How, then, do we deal with suffering? How do we deal with the heartbreaking contradiction between a loving God and a cruel world? How do we understand the unfairness of a child born blind, or whatever lack or grief or hurt troubles our hearts? Well… ultimately, we don’t. 

Spufford writes,  “[For many believers,] the question of suffering proves to be one of those questions which is replaced by other questions, rather than being answered. We move on from it without abolishing the mystery. … We don’t ask for a Creator who can explain himself. We ask for a friend in time of grief, a true judge in time of perplexity, a wider hope than we can manage in time of despair.”

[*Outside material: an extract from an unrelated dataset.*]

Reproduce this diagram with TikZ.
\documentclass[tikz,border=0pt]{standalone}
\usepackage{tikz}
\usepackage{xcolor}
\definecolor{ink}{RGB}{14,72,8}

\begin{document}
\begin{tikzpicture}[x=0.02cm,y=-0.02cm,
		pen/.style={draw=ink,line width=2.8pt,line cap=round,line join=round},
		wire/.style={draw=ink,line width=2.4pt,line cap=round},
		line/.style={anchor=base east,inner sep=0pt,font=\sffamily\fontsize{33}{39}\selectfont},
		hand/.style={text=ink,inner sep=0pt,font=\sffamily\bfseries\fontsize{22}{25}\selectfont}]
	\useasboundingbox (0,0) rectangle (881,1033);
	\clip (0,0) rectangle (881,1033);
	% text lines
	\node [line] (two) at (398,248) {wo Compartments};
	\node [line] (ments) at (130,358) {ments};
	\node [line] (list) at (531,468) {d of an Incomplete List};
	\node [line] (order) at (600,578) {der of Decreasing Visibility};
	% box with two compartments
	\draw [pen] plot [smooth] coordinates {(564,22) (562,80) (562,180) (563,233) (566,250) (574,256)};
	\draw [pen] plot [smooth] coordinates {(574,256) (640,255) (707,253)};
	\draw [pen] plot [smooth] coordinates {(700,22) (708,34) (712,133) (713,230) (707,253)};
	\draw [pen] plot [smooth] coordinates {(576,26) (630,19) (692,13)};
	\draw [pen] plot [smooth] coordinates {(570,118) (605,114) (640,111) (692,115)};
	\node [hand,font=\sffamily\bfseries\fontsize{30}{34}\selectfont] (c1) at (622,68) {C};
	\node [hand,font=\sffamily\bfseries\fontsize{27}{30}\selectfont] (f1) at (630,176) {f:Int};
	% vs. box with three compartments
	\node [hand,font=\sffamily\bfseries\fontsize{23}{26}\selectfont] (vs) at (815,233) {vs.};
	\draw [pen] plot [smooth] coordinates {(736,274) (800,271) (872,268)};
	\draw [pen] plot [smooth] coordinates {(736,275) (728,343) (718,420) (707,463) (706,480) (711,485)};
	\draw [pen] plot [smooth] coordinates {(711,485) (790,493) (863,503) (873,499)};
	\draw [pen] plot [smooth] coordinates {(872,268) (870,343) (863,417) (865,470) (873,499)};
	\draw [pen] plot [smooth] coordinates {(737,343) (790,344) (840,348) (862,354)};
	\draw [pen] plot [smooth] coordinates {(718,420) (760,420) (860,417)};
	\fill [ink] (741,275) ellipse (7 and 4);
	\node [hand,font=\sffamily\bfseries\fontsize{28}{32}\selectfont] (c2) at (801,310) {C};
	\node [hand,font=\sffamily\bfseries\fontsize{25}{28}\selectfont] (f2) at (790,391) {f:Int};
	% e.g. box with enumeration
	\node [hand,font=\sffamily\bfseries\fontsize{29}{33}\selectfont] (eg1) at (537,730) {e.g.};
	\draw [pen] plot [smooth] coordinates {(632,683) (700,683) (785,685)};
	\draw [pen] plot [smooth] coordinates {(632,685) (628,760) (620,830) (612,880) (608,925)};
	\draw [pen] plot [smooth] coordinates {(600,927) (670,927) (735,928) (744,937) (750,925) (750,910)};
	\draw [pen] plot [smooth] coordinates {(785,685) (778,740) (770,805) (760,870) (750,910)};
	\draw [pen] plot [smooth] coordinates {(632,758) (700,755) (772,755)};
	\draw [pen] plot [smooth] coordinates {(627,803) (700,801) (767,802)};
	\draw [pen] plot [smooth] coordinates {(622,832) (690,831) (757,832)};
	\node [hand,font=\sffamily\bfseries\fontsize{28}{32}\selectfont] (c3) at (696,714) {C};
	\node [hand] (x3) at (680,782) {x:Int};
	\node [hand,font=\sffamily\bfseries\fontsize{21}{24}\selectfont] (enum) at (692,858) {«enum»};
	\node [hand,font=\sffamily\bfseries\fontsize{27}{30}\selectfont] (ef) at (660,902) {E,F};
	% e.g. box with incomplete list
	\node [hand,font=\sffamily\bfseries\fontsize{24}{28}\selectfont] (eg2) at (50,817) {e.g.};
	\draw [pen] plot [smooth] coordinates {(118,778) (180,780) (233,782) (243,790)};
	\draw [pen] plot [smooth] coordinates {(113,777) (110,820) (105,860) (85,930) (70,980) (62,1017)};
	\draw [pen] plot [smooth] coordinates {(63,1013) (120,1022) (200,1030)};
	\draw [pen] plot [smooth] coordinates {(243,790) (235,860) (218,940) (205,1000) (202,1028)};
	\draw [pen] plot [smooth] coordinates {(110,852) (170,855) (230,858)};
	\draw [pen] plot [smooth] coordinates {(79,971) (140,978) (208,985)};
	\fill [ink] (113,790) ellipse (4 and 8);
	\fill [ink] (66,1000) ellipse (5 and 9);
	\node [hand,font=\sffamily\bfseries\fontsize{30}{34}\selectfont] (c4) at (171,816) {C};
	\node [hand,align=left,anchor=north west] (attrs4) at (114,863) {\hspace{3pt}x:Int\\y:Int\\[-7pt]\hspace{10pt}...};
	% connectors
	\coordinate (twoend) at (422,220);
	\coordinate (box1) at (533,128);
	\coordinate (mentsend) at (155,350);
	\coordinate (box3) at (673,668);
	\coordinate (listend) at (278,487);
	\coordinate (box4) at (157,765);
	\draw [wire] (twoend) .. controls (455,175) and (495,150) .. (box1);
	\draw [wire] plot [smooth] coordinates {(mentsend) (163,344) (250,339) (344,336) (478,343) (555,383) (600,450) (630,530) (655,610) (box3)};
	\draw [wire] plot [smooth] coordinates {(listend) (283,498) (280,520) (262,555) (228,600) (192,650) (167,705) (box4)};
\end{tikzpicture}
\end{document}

In the face of those things that break us down, break us open, explanations don’t help much anyway – neither good ones nor bad ones ease our rage or sorrow. The only comfort that can really touch us is the comfort of feeling that we are loved. Spufford wraps up his survey of theodicies here: Given the cruel world,  it’s God’s love song we need most, to help us bear what we must; and, if we can, to go on loving.

But Spufford has one more thing to say. Every faith that trusts in a loving God deals with the problem of suffering. Each faith has its distinctive answers. Our distinctive answer, as Christians, is a person, and a story. He writes, “[As Christians,] we don’t say that God’s in his heaven and all’s well with the world. We say: all is not well with the world, but at least God is here in it, with us. We don’t have an argument that solves the problem, but we have a story.” The story of God wearing a human face, sharing in human experience, human love, human pain.

In these weeks of Lent,  we prepare ourselves to tell that story again, to receive it in all its grueling beauty. Whatever suffering you carry, great or small, near or far, bring it with you as we walk together towards the cross, and towards what lies beyond. 

Francis Spufford, Unapologetic: Why, despite everything, Christianity can still make surprising emotional sense,  Faber and Faber, 2012.